→ **Dataset**:
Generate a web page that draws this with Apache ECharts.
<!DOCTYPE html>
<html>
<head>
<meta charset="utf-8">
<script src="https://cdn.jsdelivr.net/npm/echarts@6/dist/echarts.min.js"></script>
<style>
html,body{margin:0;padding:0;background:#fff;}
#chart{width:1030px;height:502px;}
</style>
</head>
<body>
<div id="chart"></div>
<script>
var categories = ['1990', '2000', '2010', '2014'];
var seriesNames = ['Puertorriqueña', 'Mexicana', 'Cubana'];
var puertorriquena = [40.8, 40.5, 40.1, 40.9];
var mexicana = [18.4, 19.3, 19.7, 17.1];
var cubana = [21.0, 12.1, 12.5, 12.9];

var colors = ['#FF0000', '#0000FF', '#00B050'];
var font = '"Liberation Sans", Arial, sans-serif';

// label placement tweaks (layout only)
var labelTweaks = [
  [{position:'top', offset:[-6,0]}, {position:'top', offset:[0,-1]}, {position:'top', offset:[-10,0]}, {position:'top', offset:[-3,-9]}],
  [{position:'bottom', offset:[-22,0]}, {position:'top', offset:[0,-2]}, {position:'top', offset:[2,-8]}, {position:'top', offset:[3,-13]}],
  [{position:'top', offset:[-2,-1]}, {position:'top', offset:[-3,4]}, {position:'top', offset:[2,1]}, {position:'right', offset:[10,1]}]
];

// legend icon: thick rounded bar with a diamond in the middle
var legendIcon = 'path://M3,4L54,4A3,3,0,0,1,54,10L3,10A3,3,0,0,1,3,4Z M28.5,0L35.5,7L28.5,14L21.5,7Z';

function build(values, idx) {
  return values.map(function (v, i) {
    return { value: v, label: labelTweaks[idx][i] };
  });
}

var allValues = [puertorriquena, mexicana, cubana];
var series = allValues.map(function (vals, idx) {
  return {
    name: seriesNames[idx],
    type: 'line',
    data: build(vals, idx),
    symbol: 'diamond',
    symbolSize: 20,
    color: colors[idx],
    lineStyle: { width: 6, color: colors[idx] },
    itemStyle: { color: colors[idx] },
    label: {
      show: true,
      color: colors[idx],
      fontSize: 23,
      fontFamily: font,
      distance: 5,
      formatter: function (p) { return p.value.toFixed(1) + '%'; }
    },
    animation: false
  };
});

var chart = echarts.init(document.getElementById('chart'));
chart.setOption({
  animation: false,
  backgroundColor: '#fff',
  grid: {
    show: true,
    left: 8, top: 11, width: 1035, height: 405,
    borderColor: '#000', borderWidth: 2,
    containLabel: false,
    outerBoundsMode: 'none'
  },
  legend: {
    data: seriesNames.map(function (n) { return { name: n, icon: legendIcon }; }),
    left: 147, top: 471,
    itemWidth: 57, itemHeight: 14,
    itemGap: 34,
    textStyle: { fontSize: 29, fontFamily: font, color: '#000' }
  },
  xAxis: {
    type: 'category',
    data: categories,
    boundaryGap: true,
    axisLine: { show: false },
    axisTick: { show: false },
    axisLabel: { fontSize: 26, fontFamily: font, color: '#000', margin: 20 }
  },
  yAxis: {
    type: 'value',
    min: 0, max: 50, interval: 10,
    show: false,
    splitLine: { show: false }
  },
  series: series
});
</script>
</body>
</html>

* * *

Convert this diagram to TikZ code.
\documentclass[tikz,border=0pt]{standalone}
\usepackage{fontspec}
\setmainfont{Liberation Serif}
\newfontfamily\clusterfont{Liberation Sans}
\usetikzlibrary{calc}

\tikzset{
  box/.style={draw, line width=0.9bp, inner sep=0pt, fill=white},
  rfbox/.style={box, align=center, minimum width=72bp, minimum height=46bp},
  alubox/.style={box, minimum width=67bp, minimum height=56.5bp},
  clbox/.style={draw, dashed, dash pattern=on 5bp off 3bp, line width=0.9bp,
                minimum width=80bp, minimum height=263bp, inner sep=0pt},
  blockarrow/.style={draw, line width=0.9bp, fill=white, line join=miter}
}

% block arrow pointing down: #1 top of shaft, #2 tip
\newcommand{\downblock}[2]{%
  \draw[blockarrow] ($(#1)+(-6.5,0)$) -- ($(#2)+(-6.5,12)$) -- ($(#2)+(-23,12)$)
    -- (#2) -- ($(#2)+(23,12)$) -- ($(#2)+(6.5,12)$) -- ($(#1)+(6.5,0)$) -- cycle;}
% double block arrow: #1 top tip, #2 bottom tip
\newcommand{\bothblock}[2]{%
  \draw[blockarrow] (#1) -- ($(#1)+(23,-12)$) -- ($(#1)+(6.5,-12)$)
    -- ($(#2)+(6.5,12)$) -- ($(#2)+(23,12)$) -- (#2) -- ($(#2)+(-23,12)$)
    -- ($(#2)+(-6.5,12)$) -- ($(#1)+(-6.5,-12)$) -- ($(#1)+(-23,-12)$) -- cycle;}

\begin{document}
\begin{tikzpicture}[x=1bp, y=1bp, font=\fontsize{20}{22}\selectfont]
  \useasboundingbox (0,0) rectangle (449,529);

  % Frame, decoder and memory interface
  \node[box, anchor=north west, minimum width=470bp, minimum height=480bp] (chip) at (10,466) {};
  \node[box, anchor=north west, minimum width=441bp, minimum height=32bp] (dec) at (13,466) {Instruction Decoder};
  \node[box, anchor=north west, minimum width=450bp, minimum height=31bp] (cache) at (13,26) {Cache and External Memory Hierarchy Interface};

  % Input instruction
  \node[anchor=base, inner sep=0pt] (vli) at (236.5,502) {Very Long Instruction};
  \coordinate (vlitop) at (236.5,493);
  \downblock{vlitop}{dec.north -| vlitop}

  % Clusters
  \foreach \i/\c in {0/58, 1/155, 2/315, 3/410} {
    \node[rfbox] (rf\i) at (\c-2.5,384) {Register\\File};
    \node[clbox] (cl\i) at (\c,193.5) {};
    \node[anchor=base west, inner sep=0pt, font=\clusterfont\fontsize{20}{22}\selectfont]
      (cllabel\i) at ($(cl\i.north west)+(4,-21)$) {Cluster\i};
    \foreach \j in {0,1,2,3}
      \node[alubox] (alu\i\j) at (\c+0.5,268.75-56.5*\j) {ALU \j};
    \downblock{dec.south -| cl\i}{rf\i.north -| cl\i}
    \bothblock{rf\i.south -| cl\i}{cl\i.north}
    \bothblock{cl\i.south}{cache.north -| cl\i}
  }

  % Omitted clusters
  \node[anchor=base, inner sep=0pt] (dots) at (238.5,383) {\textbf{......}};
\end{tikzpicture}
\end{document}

→ **Task to complete**: From the listing above, copy out each line where the word "this" appears.

→ **Written answer**:
Generate a web page that draws this with Apache ECharts.
Convert this diagram to TikZ code.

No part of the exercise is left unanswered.